• Written instruction: Repeat the material verbatim and drop the pictures.

• Input material:
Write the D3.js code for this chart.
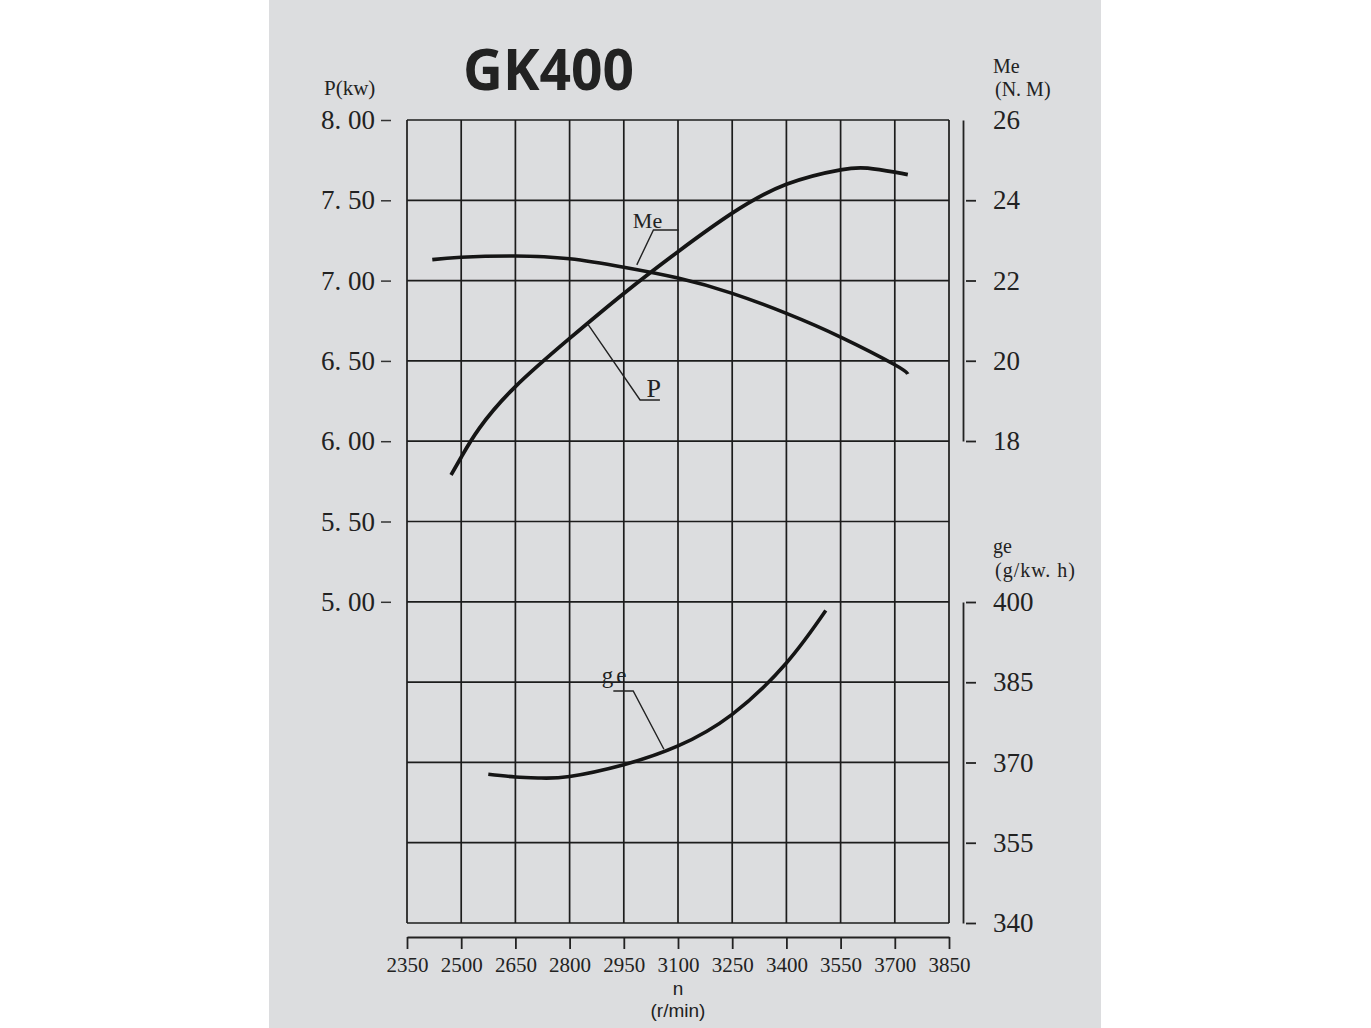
<!DOCTYPE html>
<html>
<head>
<meta charset="utf-8">
<script src="https://cdn.jsdelivr.net/npm/d3@7"></script>
<style>
  body { margin: 0; background: #fff; }
  svg text { fill: #222; }
</style>
</head>
<body>
<div id="chart"></div>
<script>
var width = 1371
var height = 1028

// speed axis
var rpmTicks = [2350, 2500, 2650, 2800, 2950, 3100, 3250, 3400, 3550, 3700, 3850]

// power P (kw), left axis
var pTicks = [5, 5.5, 6, 6.5, 7, 7.5, 8]
var pTickLabels = ["5. 00", "5. 50", "6. 00", "6. 50", "7. 00", "7. 50", "8. 00"]
var gridLevels = [3, 3.5, 4, 4.5, 5, 5.5, 6, 6.5, 7, 7.5, 8]
var pRpm = [2472, 2500, 2550, 2650, 2800, 2950, 3100, 3250, 3400, 3550, 3625, 3700, 3736]
var pKw = [5.79, 5.90, 6.08, 6.34, 6.64, 6.92, 7.18, 7.42, 7.60, 7.69, 7.70, 7.675, 7.66]

// torque Me (N.M), upper right axis
var meTicks = [18, 20, 22, 24, 26]
var meRpm = [2420, 2500, 2650, 2800, 2950, 3100, 3250, 3400, 3550, 3700, 3736]
var meNm = [22.52, 22.58, 22.61, 22.54, 22.33, 22.06, 21.68, 21.18, 20.59, 19.90, 19.67]

// fuel consumption ge (g/kw.h), lower right axis
var geTicks = [340, 355, 370, 385, 400]
var geRpm = [2575, 2650, 2720, 2800, 2950, 3100, 3250, 3400, 3509]
var geVal = [367.8, 367.3, 367.1, 367.4, 369.6, 373.1, 379.0, 388.6, 398.4]

// leader lines: [rpm, value] in each curve's own units
var meLeader = [[2986, 22.39], [3032, 23.26], [3102, 23.26]]
var meLabelAt = [2975, 23.31]
var pLeader = [[2850, 6.73], [2995, 6.257], [3050, 6.257]]
var pLabelAt = [3013, 6.275]
var geLeader = [[3061, 372.47], [2976, 383.36], [2921, 383.36]]
var geLabelAt = [2889, 384.86]

var svg = d3.select("#chart").append("svg")
    .attr("width", width)
    .attr("height", height)

svg.append("rect")
    .attr("x", 269).attr("y", 0)
    .attr("width", 832).attr("height", height)
    .attr("fill", "#dcdddf")

var x = d3.scaleLinear().domain([2350, 3850]).range([407, 949])
var yP = d3.scaleLinear().domain([3, 8]).range([923, 120])
var yMe = d3.scaleLinear().domain([18, 26]).range([441, 120])
var yGe = d3.scaleLinear().domain([340, 400]).range([923, 602])

var serif = "'Liberation Serif', 'DejaVu Serif', serif"

// grid
var grid = svg.append("g").attr("stroke", "#1c1c1c").attr("stroke-width", 1.7)
grid.selectAll("line.v")
    .data(rpmTicks)
    .join("line")
    .attr("class", "v")
    .attr("x1", d => x(d)).attr("x2", d => x(d))
    .attr("y1", yP(8)).attr("y2", yP(3))
grid.selectAll("line.h")
    .data(gridLevels)
    .join("line")
    .attr("class", "h")
    .attr("x1", x(2350)).attr("x2", x(3850))
    .attr("y1", d => yP(d)).attr("y2", d => yP(d))

// left axis
var leftAxis = svg.append("g")
    .attr("transform", "translate(391,0)")
    .call(d3.axisLeft(yP).tickValues(pTicks).tickSize(10).tickPadding(6)
        .tickFormat((d, i) => pTickLabels[i]))
leftAxis.select(".domain").remove()
leftAxis.selectAll("line").attr("stroke", "#333").attr("stroke-width", 1.5)
leftAxis.selectAll("text").style("font-family", serif).style("font-size", "27px").attr("fill", "#333")

// bottom axis
var bottomAxis = svg.append("g")
    .attr("transform", "translate(0,937)")
    .call(d3.axisBottom(x).tickValues(rpmTicks).tickSize(12).tickSizeOuter(0).tickPadding(8)
        .tickFormat(d3.format("d")))
bottomAxis.selectAll("path, line").attr("stroke", "#222").attr("stroke-width", 1.8)
bottomAxis.selectAll("text").style("font-family", serif).style("font-size", "21px").attr("fill", "#333")

// right axes
function rightAxis(scale, ticks, skipTop) {
    var g = svg.append("g")
        .attr("transform", "translate(963,0)")
        .call(d3.axisRight(scale).tickValues(ticks).tickSize(13).tickSizeOuter(0).tickPadding(17))
    g.selectAll("path, line").attr("stroke", "#222").attr("stroke-width", 1.8)
    g.selectAll("line").attr("x1", 3)
    if (skipTop) g.selectAll(".tick").filter(d => d === skipTop).select("line").remove()
    g.selectAll("text").style("font-family", serif).style("font-size", "27px").attr("fill", "#333")
    return g
}
rightAxis(yMe, meTicks, 26)
rightAxis(yGe, geTicks, null)

// axis titles
svg.append("text").attr("x", 324).attr("y", 95)
    .style("font-family", serif).style("font-size", "21px").attr("fill", "#333").text("P(kw)")
svg.append("text").attr("x", 993).attr("y", 73)
    .style("font-family", serif).style("font-size", "20px").attr("fill", "#333").text("Me")
svg.append("text").attr("x", 995).attr("y", 96)
    .style("font-family", serif).style("font-size", "20px").attr("fill", "#333").text("(N. M)")
svg.append("text").attr("x", 993).attr("y", 553)
    .style("font-family", serif).style("font-size", "20px").attr("fill", "#333").text("ge")
svg.append("text").attr("x", 995).attr("y", 577)
    .style("font-family", serif).style("font-size", "20px").attr("fill", "#333")
    .style("letter-spacing", "1px").text("(g/kw. h)")
svg.append("text").attr("x", 678).attr("y", 995).attr("text-anchor", "middle")
    .style("font-family", "'Liberation Sans', Arial, sans-serif").style("font-size", "19px").text("n")
svg.append("text").attr("x", 678).attr("y", 1017).attr("text-anchor", "middle")
    .style("font-family", "'Liberation Sans', Arial, sans-serif").style("font-size", "19px").text("(r/min)")

// title
svg.append("text").attr("x", 463).attr("y", 90)
    .style("font-family", "'Open Sans', 'Liberation Sans', sans-serif")
    .style("font-weight", "700").style("font-size", "58px")
    .attr("textLength", 171).attr("lengthAdjust", "spacingAndGlyphs")
    .attr("fill", "#000").text("GK400")

// curves
function curve(xs, ys, yScale, w) {
    var pts = xs.map((d, i) => [d, ys[i]])
    svg.append("path")
        .datum(pts)
        .attr("fill", "none")
        .attr("stroke", "#151515")
        .attr("stroke-width", w)
        .attr("d", d3.line()
            .x(d => x(d[0]))
            .y(d => yScale(d[1]))
            .curve(d3.curveNatural))
}
curve(meRpm, meNm, yMe, 3.6)
curve(pRpm, pKw, yP, 3.8)
curve(geRpm, geVal, yGe, 3.6)

// leader lines and curve labels
function leader(pts, yScale, labelAt, label, size, spacing) {
    svg.append("path")
        .datum(pts)
        .attr("fill", "none")
        .attr("stroke", "#222")
        .attr("stroke-width", 1.4)
        .attr("d", d3.line().x(d => x(d[0])).y(d => yScale(d[1])))
    svg.append("text")
        .attr("x", x(labelAt[0])).attr("y", yScale(labelAt[1]))
        .style("font-family", serif).style("font-size", size + "px")
        .style("letter-spacing", spacing + "px")
        .attr("fill", "#333").text(label)
}
leader(meLeader, yMe, meLabelAt, "Me", 22, 0)
leader(pLeader, yP, pLabelAt, "P", 26, 0)
leader(geLeader, yGe, geLabelAt, "ge", 23, 3)
</script>
</body>
</html>
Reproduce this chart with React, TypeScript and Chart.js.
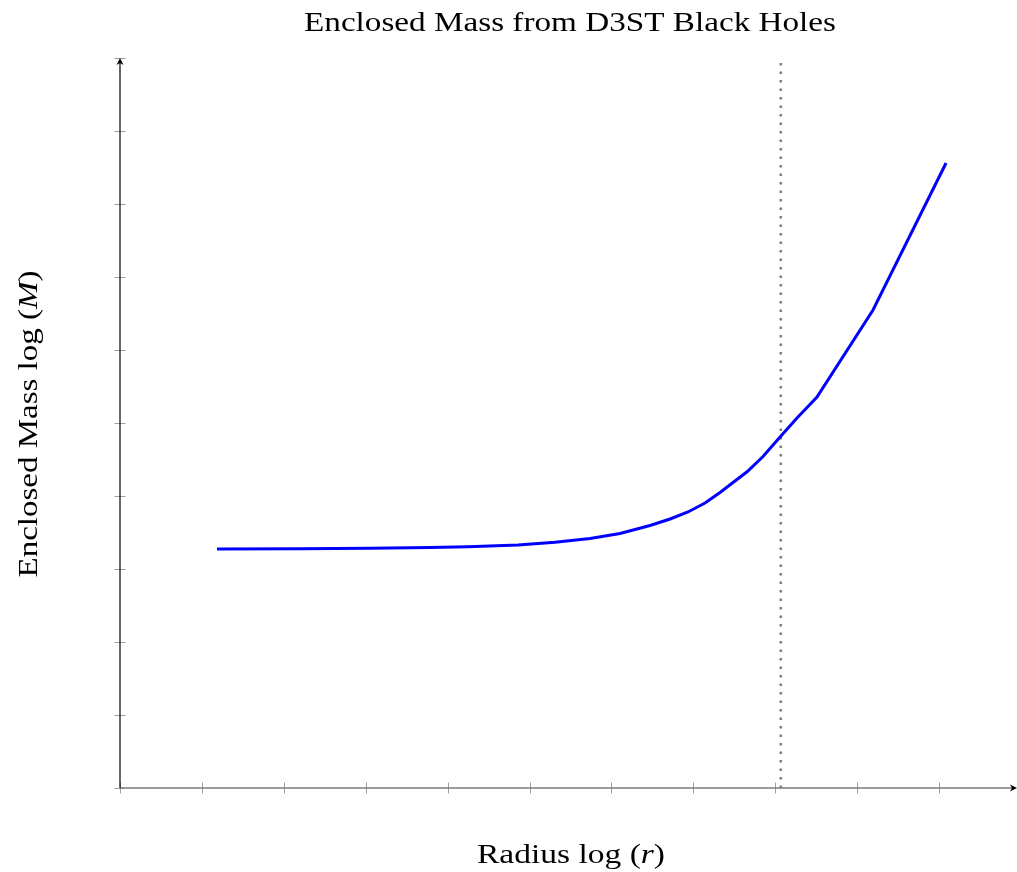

• Task response:
Write the D3.js code for this chart.
<!DOCTYPE html>
<html>
<head>
<meta charset="utf-8">
<script src="https://cdn.jsdelivr.net/npm/d3@7"></script>
<style>
  body { margin: 0; background: #fff; }
  svg text { fill: #222; }
</style>
</head>
<body>
<div id="chart"></div>
<script>
var width = 1371
var height = 1028

// speed axis
var rpmTicks = [2350, 2500, 2650, 2800, 2950, 3100, 3250, 3400, 3550, 3700, 3850]

// power P (kw), left axis
var pTicks = [5, 5.5, 6, 6.5, 7, 7.5, 8]
var pTickLabels = ["5. 00", "5. 50", "6. 00", "6. 50", "7. 00", "7. 50", "8. 00"]
var gridLevels = [3, 3.5, 4, 4.5, 5, 5.5, 6, 6.5, 7, 7.5, 8]
var pRpm = [2472, 2500, 2550, 2650, 2800, 2950, 3100, 3250, 3400, 3550, 3625, 3700, 3736]
var pKw = [5.79, 5.90, 6.08, 6.34, 6.64, 6.92, 7.18, 7.42, 7.60, 7.69, 7.70, 7.675, 7.66]

// torque Me (N.M), upper right axis
var meTicks = [18, 20, 22, 24, 26]
var meRpm = [2420, 2500, 2650, 2800, 2950, 3100, 3250, 3400, 3550, 3700, 3736]
var meNm = [22.52, 22.58, 22.61, 22.54, 22.33, 22.06, 21.68, 21.18, 20.59, 19.90, 19.67]

// fuel consumption ge (g/kw.h), lower right axis
var geTicks = [340, 355, 370, 385, 400]
var geRpm = [2575, 2650, 2720, 2800, 2950, 3100, 3250, 3400, 3509]
var geVal = [367.8, 367.3, 367.1, 367.4, 369.6, 373.1, 379.0, 388.6, 398.4]

// leader lines: [rpm, value] in each curve's own units
var meLeader = [[2986, 22.39], [3032, 23.26], [3102, 23.26]]
var meLabelAt = [2975, 23.31]
var pLeader = [[2850, 6.73], [2995, 6.257], [3050, 6.257]]
var pLabelAt = [3013, 6.275]
var geLeader = [[3061, 372.47], [2976, 383.36], [2921, 383.36]]
var geLabelAt = [2889, 384.86]

var svg = d3.select("#chart").append("svg")
    .attr("width", width)
    .attr("height", height)

svg.append("rect")
    .attr("x", 269).attr("y", 0)
    .attr("width", 832).attr("height", height)
    .attr("fill", "#dcdddf")

var x = d3.scaleLinear().domain([2350, 3850]).range([407, 949])
var yP = d3.scaleLinear().domain([3, 8]).range([923, 120])
var yMe = d3.scaleLinear().domain([18, 26]).range([441, 120])
var yGe = d3.scaleLinear().domain([340, 400]).range([923, 602])

var serif = "'Liberation Serif', 'DejaVu Serif', serif"

// grid
var grid = svg.append("g").attr("stroke", "#1c1c1c").attr("stroke-width", 1.7)
grid.selectAll("line.v")
    .data(rpmTicks)
    .join("line")
    .attr("class", "v")
    .attr("x1", d => x(d)).attr("x2", d => x(d))
    .attr("y1", yP(8)).attr("y2", yP(3))
grid.selectAll("line.h")
    .data(gridLevels)
    .join("line")
    .attr("class", "h")
    .attr("x1", x(2350)).attr("x2", x(3850))
    .attr("y1", d => yP(d)).attr("y2", d => yP(d))

// left axis
var leftAxis = svg.append("g")
    .attr("transform", "translate(391,0)")
    .call(d3.axisLeft(yP).tickValues(pTicks).tickSize(10).tickPadding(6)
        .tickFormat((d, i) => pTickLabels[i]))
leftAxis.select(".domain").remove()
leftAxis.selectAll("line").attr("stroke", "#333").attr("stroke-width", 1.5)
leftAxis.selectAll("text").style("font-family", serif).style("font-size", "27px").attr("fill", "#333")

// bottom axis
var bottomAxis = svg.append("g")
    .attr("transform", "translate(0,937)")
    .call(d3.axisBottom(x).tickValues(rpmTicks).tickSize(12).tickSizeOuter(0).tickPadding(8)
        .tickFormat(d3.format("d")))
bottomAxis.selectAll("path, line").attr("stroke", "#222").attr("stroke-width", 1.8)
bottomAxis.selectAll("text").style("font-family", serif).style("font-size", "21px").attr("fill", "#333")

// right axes
function rightAxis(scale, ticks, skipTop) {
    var g = svg.append("g")
        .attr("transform", "translate(963,0)")
        .call(d3.axisRight(scale).tickValues(ticks).tickSize(13).tickSizeOuter(0).tickPadding(17))
    g.selectAll("path, line").attr("stroke", "#222").attr("stroke-width", 1.8)
    g.selectAll("line").attr("x1", 3)
    if (skipTop) g.selectAll(".tick").filter(d => d === skipTop).select("line").remove()
    g.selectAll("text").style("font-family", serif).style("font-size", "27px").attr("fill", "#333")
    return g
}
rightAxis(yMe, meTicks, 26)
rightAxis(yGe, geTicks, null)

// axis titles
svg.append("text").attr("x", 324).attr("y", 95)
    .style("font-family", serif).style("font-size", "21px").attr("fill", "#333").text("P(kw)")
svg.append("text").attr("x", 993).attr("y", 73)
    .style("font-family", serif).style("font-size", "20px").attr("fill", "#333").text("Me")
svg.append("text").attr("x", 995).attr("y", 96)
    .style("font-family", serif).style("font-size", "20px").attr("fill", "#333").text("(N. M)")
svg.append("text").attr("x", 993).attr("y", 553)
    .style("font-family", serif).style("font-size", "20px").attr("fill", "#333").text("ge")
svg.append("text").attr("x", 995).attr("y", 577)
    .style("font-family", serif).style("font-size", "20px").attr("fill", "#333")
    .style("letter-spacing", "1px").text("(g/kw. h)")
svg.append("text").attr("x", 678).attr("y", 995).attr("text-anchor", "middle")
    .style("font-family", "'Liberation Sans', Arial, sans-serif").style("font-size", "19px").text("n")
svg.append("text").attr("x", 678).attr("y", 1017).attr("text-anchor", "middle")
    .style("font-family", "'Liberation Sans', Arial, sans-serif").style("font-size", "19px").text("(r/min)")

// title
svg.append("text").attr("x", 463).attr("y", 90)
    .style("font-family", "'Open Sans', 'Liberation Sans', sans-serif")
    .style("font-weight", "700").style("font-size", "58px")
    .attr("textLength", 171).attr("lengthAdjust", "spacingAndGlyphs")
    .attr("fill", "#000").text("GK400")

// curves
function curve(xs, ys, yScale, w) {
    var pts = xs.map((d, i) => [d, ys[i]])
    svg.append("path")
        .datum(pts)
        .attr("fill", "none")
        .attr("stroke", "#151515")
        .attr("stroke-width", w)
        .attr("d", d3.line()
            .x(d => x(d[0]))
            .y(d => yScale(d[1]))
            .curve(d3.curveNatural))
}
curve(meRpm, meNm, yMe, 3.6)
curve(pRpm, pKw, yP, 3.8)
curve(geRpm, geVal, yGe, 3.6)

// leader lines and curve labels
function leader(pts, yScale, labelAt, label, size, spacing) {
    svg.append("path")
        .datum(pts)
        .attr("fill", "none")
        .attr("stroke", "#222")
        .attr("stroke-width", 1.4)
        .attr("d", d3.line().x(d => x(d[0])).y(d => yScale(d[1])))
    svg.append("text")
        .attr("x", x(labelAt[0])).attr("y", yScale(labelAt[1]))
        .style("font-family", serif).style("font-size", size + "px")
        .style("letter-spacing", spacing + "px")
        .attr("fill", "#333").text(label)
}
leader(meLeader, yMe, meLabelAt, "Me", 22, 0)
leader(pLeader, yP, pLabelAt, "P", 26, 0)
leader(geLeader, yGe, geLabelAt, "ge", 23, 3)
</script>
</body>
</html>
Reproduce this chart with React, TypeScript and Chart.js.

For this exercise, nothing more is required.